И оба, не выдержав, расхохотались.
Глава 7
Бутырцев многое успел еще сделать в тот день. Выслушал донесения Суровкина и двух дозорных, лично познакомился с тремя Иными: двумя магами – офицерами пехотных полков и одним солдатом-оборотнем из арестантской роты. Оборотень, Кондрат Телегин, провинился вполне по-человечески: в пьяном виде затеял драку, наломал дров, но не перекидывался и свою сущность рысьего самца ничем не выдал. Был разжалован и отправлен отбывать наказание. Когда в начале осады города создали арестантские роты для различных работ, то Кондрат показал себя молодцом – трудился за троих.
– Как же тебя, братец, угораздило? – поинтересовался Бутырцев.
– Эх, ваше высокоблагородие, – обратился оборотень к магу по чину, солдату так привычнее, – разве угадаешь, где соломки надобно постелить? Мне бы на бастион, в деле участвовать, а не траншеи по ночам рыть. Замолвите словечко, не побрезгуйте! Я бы отработал вам, послужил бы, вот те крест святой, истинный. Я бы и охотником на вылазку пошел. Не могу, тошно мне здесь.
– Как же ты, Иной, в Бога веруешь? – заинтересовался Бутырцев.
– Господь к каждой твари милостлив, – отвечал солдат.
– И к вампирам? – продолжил теологическую беседу маг.
– И к ним, к вурдалакам-упырям. Чай, у них тоже душа есть христианская, – уверенно гнул свое оборотень.
– Они же нежить!
– Господь разберется. Ведь это Он их создал.
Бутырцев только диву давался от таких слов солдата, простого русского Иного.
Дома Бутырцева ждал Филипп. Даже не надо было спрашивать, каким ветром занесло юного мага к начальнику – перебинтованная левая рука, уложенная в повязку-люльку, говорила сама за себя. Нырков был бледен, но держался молодцом.

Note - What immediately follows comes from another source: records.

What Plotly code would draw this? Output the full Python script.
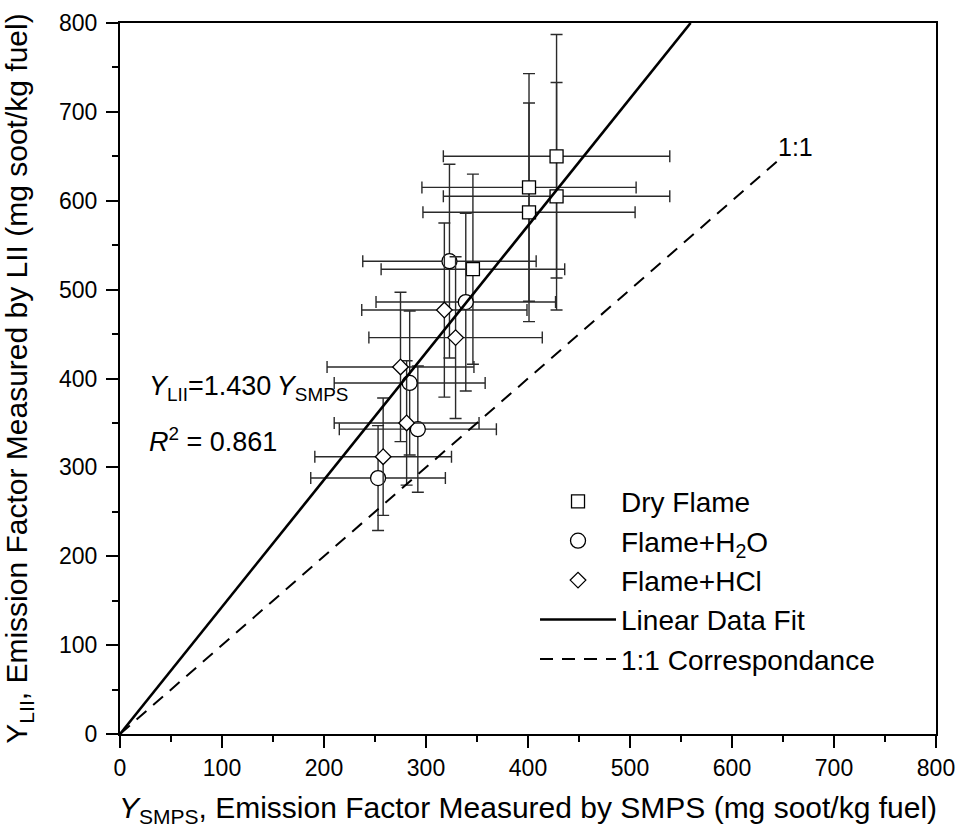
import plotly.graph_objects as go

# ---- data ----
dry_x = [428, 401, 401, 428, 346]
dry_y = [650, 615, 587, 605, 523]
dry_xerr = [111, 105, 104, 111, 90]
dry_yerr = [137, 128, 123, 128, 107]

h2o_x = [323, 339, 284, 292, 253]
h2o_y = [532, 486, 395, 343, 288]
h2o_xerr = [85, 88, 74, 77, 66]
h2o_yerr = [109, 100, 81, 71, 59]

hcl_x = [318, 329, 275, 281, 258]
hcl_y = [477, 446, 413, 350, 312]
hcl_xerr = [81, 85, 72, 71, 67]
hcl_yerr = [98, 91, 84, 70, 66]

fit_slope = 1.430
fit_r2 = 0.861
axis_max = 800
one_to_one_max = 650

tick_vals = [0, 100, 200, 300, 400, 500, 600, 700, 800]

FONT = "Liberation Sans, Arial, sans-serif"
ERR_COLOR = "#2a2a2a"

fig = go.Figure()


def add_series(name, xs, ys, xe, ye, symbol, size):
    fig.add_trace(go.Scatter(
        x=xs, y=ys, mode="markers", name=name,
        marker=dict(symbol=symbol, size=size, color="white",
                    line=dict(color="black", width=1.3)),
        error_x=dict(type="data", array=xe, visible=True, color=ERR_COLOR,
                     thickness=1.4, width=6),
        error_y=dict(type="data", array=ye, visible=True, color=ERR_COLOR,
                     thickness=1.4, width=6),
    ))


add_series("Dry Flame", dry_x, dry_y, dry_xerr, dry_yerr, "square", 13)
add_series("Flame+H<sub>2</sub>O", h2o_x, h2o_y, h2o_xerr, h2o_yerr, "circle", 15)
add_series("Flame+HCl", hcl_x, hcl_y, hcl_xerr, hcl_yerr, "diamond", 12)

fit_x = [0, axis_max / fit_slope]
fit_y = [fit_slope * v for v in fit_x]
fig.add_trace(go.Scatter(x=fit_x, y=fit_y, mode="lines", name="Linear Data Fit",
                         line=dict(color="black", width=2.6)))

oo = [0, one_to_one_max]
fig.add_trace(go.Scatter(x=oo, y=oo, mode="lines", name="1:1 Correspondance",
                         line=dict(color="black", width=2, dash="13px,9px")))

fig.add_annotation(x=0.0325, y=0.487, xref="paper", yref="paper",
                   xanchor="left", yanchor="middle", showarrow=False,
                   text="<i>Y</i><sub>LII</sub>=1.430\u2009<i>Y</i><sub>SMPS</sub>",
                   font=dict(family=FONT, size=27, color="black"))
fig.add_annotation(x=0.0325, y=0.4135, xref="paper", yref="paper",
                   xanchor="left", yanchor="middle", showarrow=False,
                   text=f"<i>R</i><sup>2</sup> = {fit_r2:.3f}",
                   font=dict(family=FONT, size=27, color="black"))
fig.add_annotation(x=662, y=660, xref="x", yref="y", showarrow=False,
                   text="1:1", font=dict(family=FONT, size=25, color="black"))

axis_common = dict(
    range=[0, axis_max], tickvals=tick_vals, ticks="outside", ticklen=12,
    tickwidth=2, tickcolor="black", showline=True, linewidth=2.2,
    linecolor="black", mirror=True, showgrid=False, zeroline=False,
    automargin=False,
    tickfont=dict(family=FONT, size=23, color="black"),
    minor=dict(dtick=50, ticks="outside", ticklen=6, tickwidth=2,
               tickcolor="black", showgrid=False),
)

fig.update_xaxes(**axis_common,
                 title=dict(text="<i>Y</i><sub>SMPS</sub>, Emission Factor Measured by SMPS (mg soot/kg fuel)",
                            font=dict(family=FONT, size=30, color="black"), standoff=17))
fig.update_yaxes(**axis_common, ticklabelstandoff=4,
                 title=dict(text="Y<sub>LII</sub>, Emission Factor Measured by LII (mg soot/kg fuel)",
                            font=dict(family=FONT, size=30, color="black"), standoff=22))

fig.update_layout(
    width=958, height=834,
    margin=dict(l=120, r=22, t=23, b=100),
    paper_bgcolor="white", plot_bgcolor="white",
    showlegend=True,
    legend=dict(x=0.5086, y=0.362, xanchor="left", yanchor="top",
                bgcolor="rgba(0,0,0,0)", borderwidth=0,
                font=dict(family=FONT, size=28, color="black"),
                itemwidth=76),
)

fig.write_html("out.html")
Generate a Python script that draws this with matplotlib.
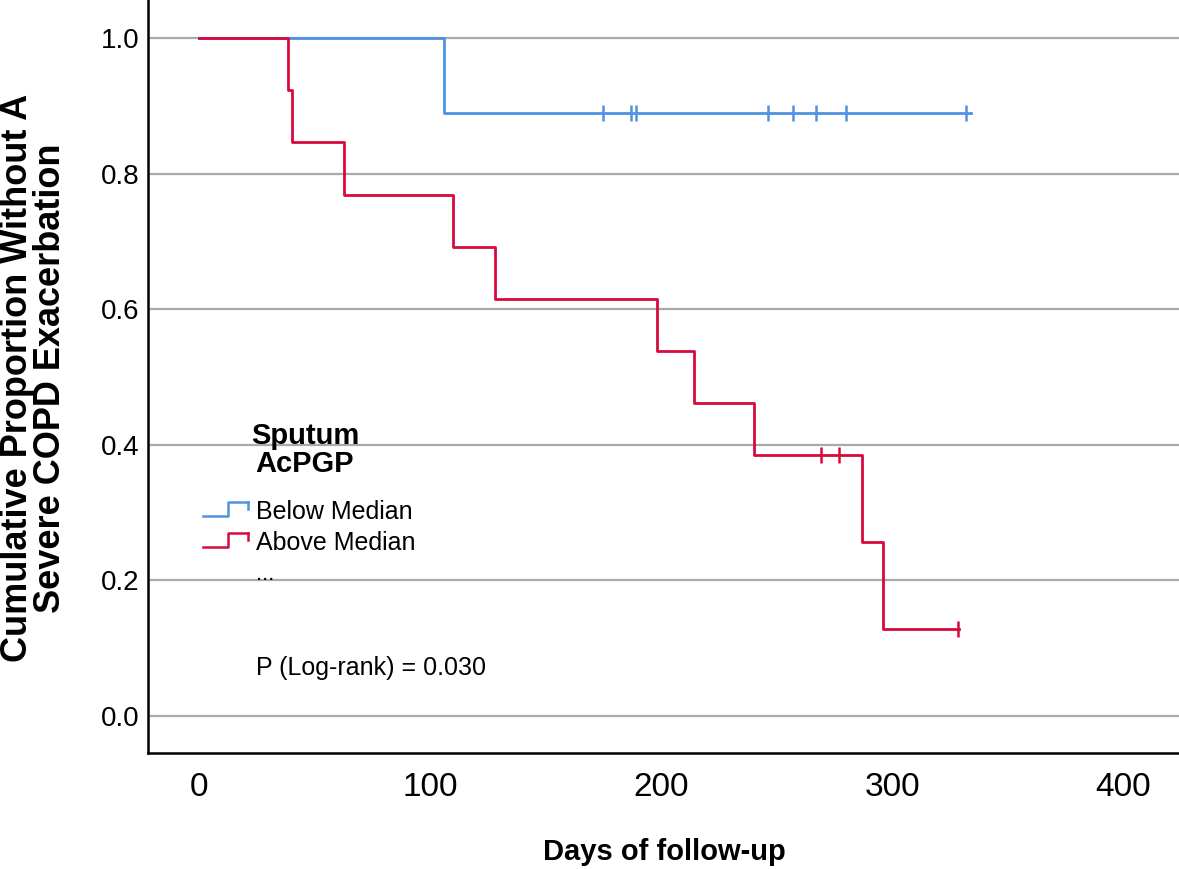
import numpy as np
import matplotlib
matplotlib.use("Agg")
import matplotlib.pyplot as plt
from matplotlib.lines import Line2D

plt.rcParams['font.family'] = ['Liberation Sans', 'DejaVu Sans']

# Kaplan-Meier steps
blue_label = "Below Median"
blue_event_days = [106]
blue_surv = [1.0, 0.889]
blue_censor_days = [175, 187, 189, 246, 257, 267, 280, 332]
blue_end = 334

red_label = "Above Median"
red_event_days = [38.5, 40.5, 63, 110, 128, 198, 214, 240, 287, 296]
red_surv = [1.0, 0.923, 0.846, 0.769, 0.692, 0.615, 0.538, 0.462, 0.385, 0.256, 0.128]
red_censor_days = [269, 277, 328.5]
red_end = 329

x_ticks = [0, 100, 200, 300, 400]
y_ticks = [0.0, 0.2, 0.4, 0.6, 0.8, 1.0]

BLUE = '#5092e2'
RED = '#d70a3c'

W, H = 1179, 869
fig = plt.figure(figsize=(W / 100, H / 100), dpi=100)
ax = fig.add_axes([148 / W, 1 - 753 / H, 1 - 148 / W, 753 / H])


def surv_at(days, events, surv):
    idx = np.searchsorted(events, days, side='right')
    return [surv[i] for i in idx]


def draw_curve(events, surv, censors, end, color):
    xs = [0] + list(events) + [end]
    ys = list(surv) + [surv[-1]]
    ax.plot(xs, ys, drawstyle='steps-post', color=color, lw=2.0, zorder=3)
    ax.plot(censors, surv_at(censors, events, surv), ls='none', marker='|',
            ms=11, mew=1.8, color=color, zorder=3)


draw_curve(blue_event_days, blue_surv, blue_censor_days, blue_end, BLUE)
draw_curve(red_event_days, red_surv, red_censor_days, red_end, RED)

ax.set_xlim(-22, 424)
ax.set_ylim(-0.0546, 1.056)
ax.set_xticks(x_ticks)
ax.set_yticks(y_ticks)
ax.set_yticklabels([f"{v:.1f}" for v in y_ticks])
ax.tick_params(axis='x', length=0, labelsize=24, pad=14)
ax.tick_params(axis='y', length=0, labelsize=20, pad=6)
ax.grid(axis='y', color='#aaaaaa', lw=1.6)
ax.set_axisbelow(True)
for s in ['top', 'right']:
    ax.spines[s].set_visible(False)
for s in ['left', 'bottom']:
    ax.spines[s].set_linewidth(1.8)

fig.text(664 / W, 1 - 852 / H, "Days of follow-up", fontsize=21,
         fontweight='bold', ha='center', va='center')
fig.text(34 / W, 1 - 378 / H,
         "Cumulative Proportion Without A\nSevere COPD Exacerbation",
         fontsize=26, fontweight='bold', rotation=90, ha='center',
         va='center', multialignment='center', linespacing=0.9)

# legend drawn by hand
fig.text(305 / W, 1 - 450 / H, "Sputum\nAcPGP", fontsize=21,
         fontweight='bold', ha='center', va='center', linespacing=1.0)
for py, col, lab in [(512, BLUE, blue_label), (543, RED, red_label)]:
    hx = np.array([203, 228, 228, 248]) / W
    hy = 1 - np.array([py + 4, py + 4, py - 10, py - 10]) / H
    fig.add_artist(Line2D(hx, hy, color=col, lw=1.8))
    fig.add_artist(Line2D([248 / W, 248 / W], [1 - (py - 10) / H, 1 - (py - 3) / H],
                          color=col, lw=1.8))
    fig.text(256 / W, 1 - py / H, lab, fontsize=18, ha='left', va='center')
fig.text(256 / W, 1 - 574 / H, "...", fontsize=16, ha='left', va='center')

fig.text(256 / W, 1 - 668 / H, "P (Log-rank) = 0.030", fontsize=18,
         ha='left', va='center')

fig.savefig("out.png", dpi=100)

– Что с вами, Филипп Алексеевич? Дайте-ка я руку осмотрю.
– Ранен в руку осколком бомбы. Был с приказанием от штаба на четвертом бастионе. Туда пробрался спокойно, траншеей шел. Иначе никак – французские штуцерники голову поднять не дают. Обратно тоже удачно выбрался, уже думал, что ничто меня не достанет. Тут ка-ак бомба сзади ахнет! Осколки так и засвистели, а у меня даже защитный амулет не активирован. По руке будто топором тупым стукнуло. Рука повисла. Боли не было поначалу, только чувствую – рукав шинели намокать стал, и кровь с пальцев закапала.
Юноша рассказывал, Бутырцев снимал с его руки шины и разматывал бинты. Мичман сидел спокойно, но по тому, как он морщился и даже охал, когда Темный слишком резко отрывал очередной слой бинта от раны, было понятно, что Филиппу очень больно.
– Потерпите, потерпите, я бы мог сразу магией обезболить, но так я лучше пойму, как вас подлечить. А повязка у вас правильная, аккуратная. Где перевязывали?
– На первом перевязочном. Сама Даша забинтовывала, – с гордостью сказал раненый, но слегка засмущался.